Sorry about the foot Nancy. I know since starting this later in life, I sometimes struggle with aches and pains. Plantar Faciatis has given me a run for my money. I think I have learned to manage that. Now on to other joints. ;-)
That is interesting, when I was with CARDA in the early 90's we used source and started the dogs off early on it.. Now we didn't train SPECIFICALLY for it, like a cadaver dog does (i.e specialty), but we did work with source... But it was SoCal, lol, so they did what they wanted
Interesting......that is a hard scenario to develop proficiency...how can you say you are proficient at it without enough repetitions? There is some amount of duration for the live scent to persist but what I have seen on searches is the live find dogs getting close and then a clear change of behavior but not necessarily moving all the way in (though sometimes they have) - we always take cadaver dogs on live find searches because a not live find is always a possibility. How do they train for that?

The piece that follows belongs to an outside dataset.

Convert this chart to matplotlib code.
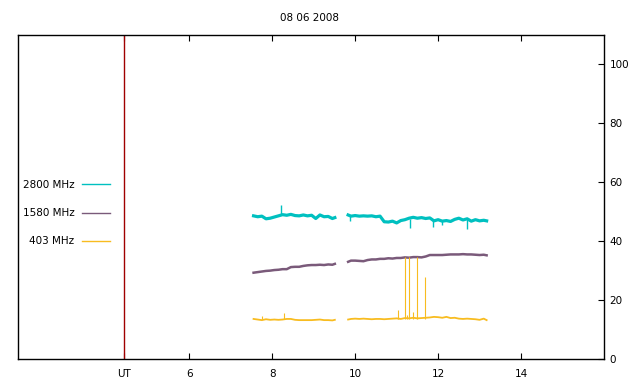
import numpy as np
import matplotlib
matplotlib.use("Agg")
import matplotlib.pyplot as plt

title = "08 06 2008"
ut_pos = 4.43
xtick_vals = [6, 8, 10, 12, 14]
ytick_vals = [0, 20, 40, 60, 80, 100]

# sample times (UT hours), two recording blocks
t1 = [7.55, 7.65, 7.75, 7.85, 7.95, 8.05, 8.15, 8.25, 8.35, 8.45, 8.55,
      8.65, 8.75, 8.85, 8.95, 9.05, 9.15, 9.25, 9.35, 9.45, 9.51]
t2 = [9.83, 9.9, 10.0, 10.1, 10.2, 10.3, 10.4, 10.5, 10.6, 10.7, 10.8,
      10.9, 11.0, 11.1, 11.2, 11.3, 11.4, 11.5, 11.6, 11.7, 11.8, 11.9,
      12.0, 12.1, 12.2, 12.3, 12.4, 12.5, 12.6, 12.7, 12.8, 12.9, 13.0,
      13.1, 13.17]

# 2800 MHz
f2800_a = [48.6, 48.3, 48.5, 47.6, 47.8, 48.2, 48.6, 49.0, 48.8, 49.1, 48.7,
           48.6, 48.9, 48.6, 48.8, 47.7, 48.9, 48.3, 48.4, 47.7, 48.0]
f2800_b = [48.9, 48.5, 48.7, 48.5, 48.6, 48.5, 48.6, 48.3, 48.5, 46.6, 46.5,
           46.8, 46.2, 47.0, 47.3, 47.8, 48.1, 47.8, 48.0, 47.7, 47.9, 46.9,
           47.3, 46.8, 47.0, 46.7, 47.4, 47.8, 47.2, 47.6, 46.8, 47.3, 46.9,
           47.1, 46.9]
f2800_spk_t = [8.20, 9.87, 11.33, 11.87, 12.10, 12.70]
f2800_spk_lo = [48.8, 46.9, 44.4, 44.9, 45.5, 44.3]
f2800_spk_hi = [52.3, 48.6, 47.5, 47.6, 47.2, 47.5]

# 1580 MHz
f1580_a = [29.3, 29.5, 29.7, 29.9, 30.0, 30.2, 30.3, 30.5, 30.5, 31.2, 31.3,
           31.3, 31.6, 31.8, 31.9, 31.9, 32.0, 31.9, 32.1, 32.0, 32.3]
f1580_b = [33.0, 33.4, 33.4, 33.3, 33.2, 33.6, 33.8, 33.8, 34.0, 34.0, 34.2,
           34.1, 34.3, 34.3, 34.5, 34.4, 34.6, 34.6, 34.5, 34.8, 35.3, 35.3,
           35.3, 35.3, 35.4, 35.5, 35.5, 35.5, 35.6, 35.5, 35.5, 35.4, 35.3,
           35.4, 35.2]

# 403 MHz
f403_a = [13.6, 13.4, 13.2, 13.5, 13.3, 13.4, 13.3, 13.4, 13.6, 13.6, 13.3,
          13.2, 13.2, 13.2, 13.2, 13.3, 13.4, 13.2, 13.2, 13.1, 13.3]
f403_b = [13.4, 13.6, 13.7, 13.6, 13.7, 13.6, 13.5, 13.6, 13.6, 13.5, 13.6,
          13.7, 13.8, 13.6, 13.9, 13.8, 14.0, 13.8, 13.9, 14.0, 14.1, 14.3,
          14.2, 14.0, 14.3, 13.9, 14.0, 13.7, 13.6, 13.7, 13.6, 13.5, 13.3,
          13.7, 13.2]
f403_spk_t = [7.76, 8.29, 11.04, 11.20, 11.25, 11.30, 11.40, 11.49, 11.69]
f403_spk_hi = [14.6, 15.7, 16.6, 34.5, 15.0, 34.5, 15.9, 34.5, 27.9]

c2800 = "#00c0c0"
c1580 = "#7a5a7a"
c403 = "#f8bc20"

fig = plt.figure(figsize=(6.4, 3.84), dpi=100)
ax = fig.add_axes([18 / 640, 25 / 384, 586 / 640, 324 / 384])

fs = 7.5

ax.plot(t1, f2800_a, color=c2800, lw=2.3, label="2800 MHz")
ax.plot(t2, f2800_b, color=c2800, lw=2.3)
ax.vlines(f2800_spk_t, f2800_spk_lo, f2800_spk_hi, color=c2800, lw=1.0)

ax.plot(t1, f1580_a, color=c1580, lw=1.8, label="1580 MHz")
ax.plot(t2, f1580_b, color=c1580, lw=1.8)

ax.plot(t1, f403_a, color=c403, lw=1.3, label="403 MHz")
ax.plot(t2, f403_b, color=c403, lw=1.3)
ax.vlines(f403_spk_t, 13.5, f403_spk_hi, color=c403, lw=0.8)

ax.axvline(ut_pos, color="#a00000", lw=1.0)

ax.set_xlim(1.87, 16.0)
ax.set_ylim(0, 110)

ax.set_xticks([ut_pos] + xtick_vals)
ax.set_xticklabels(["UT"] + [str(v) for v in xtick_vals], fontsize=fs)
ax.tick_params(axis="x", direction="in", length=4, width=0.8, top=True,
               pad=7)
ax.yaxis.tick_right()
ax.set_yticks(ytick_vals)
ax.set_yticklabels([str(v) for v in ytick_vals], fontsize=fs)
ax.tick_params(axis="y", direction="in", length=4, width=0.8, pad=4,
               left=False, right=True)
for s in ax.spines.values():
    s.set_linewidth(1.0)

leg = ax.legend(loc="center right", bbox_to_anchor=(0.157, 0.45),
                markerfirst=False, frameon=False, fontsize=fs,
                handlelength=2.7, handletextpad=0.7, labelspacing=1.75,
                borderaxespad=0, borderpad=0)
for h in leg.get_lines():
    h.set_linewidth(1.0)

fig.text(310 / 640, 1 - 18 / 384, title, ha="center", va="center", fontsize=fs)

fig.savefig("out.png", dpi=100)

I think that the last comment is directed at me? We actually train on cadaver source all the time so there is a lot of repetition that way. We have large old sources (conglomerations) that we work on and the HRD folks (being much more particular) have small sources. Not every area team works the HRD sources as they tend to hide them close together. I have trained on them just.... because I figure if Tygo can find small, he can find big. We have to do repetitions (at least on the large sources) to pass that test I was talking about. I plan to work the HRD sources now to reinforce a jump alert at close range. Just to build that skill rather than become an HRD team. So our area dogs are not called "live find" dogs. I have not heard that term anyway. HRD teams are not always called out on recent missing. They are called if there is an suspicion of a crime, any potential for buried and if some time has passed and it is assumed to be a deceased subject. Area teams here can be called as well when the subject is presumed deceased.
Yes, I understand. I would like to understand the real world reliability of finds made using those protocols-just curious. If you expect your dog to find big I would train on big as often as possible because it IS different and it is different than a box full of assorted stuff.
At a recent search I was actually talking with a drug dog handler about the issues they face with training on small sources and how a dog can walk right past an 18 wheeler full of dope because they don't have enough info to process that large a source. We have the added complexity of constantly changing sources as well.
For the dog trained only in live find there is certainly some transition odor from live to dead odor and dogs who have never been trained on cadaver still have readable behaviors near it. Just different paradigms. We just always bring the HRD dogs so if a dog shows some off behaviour changes we run the HRD dogs.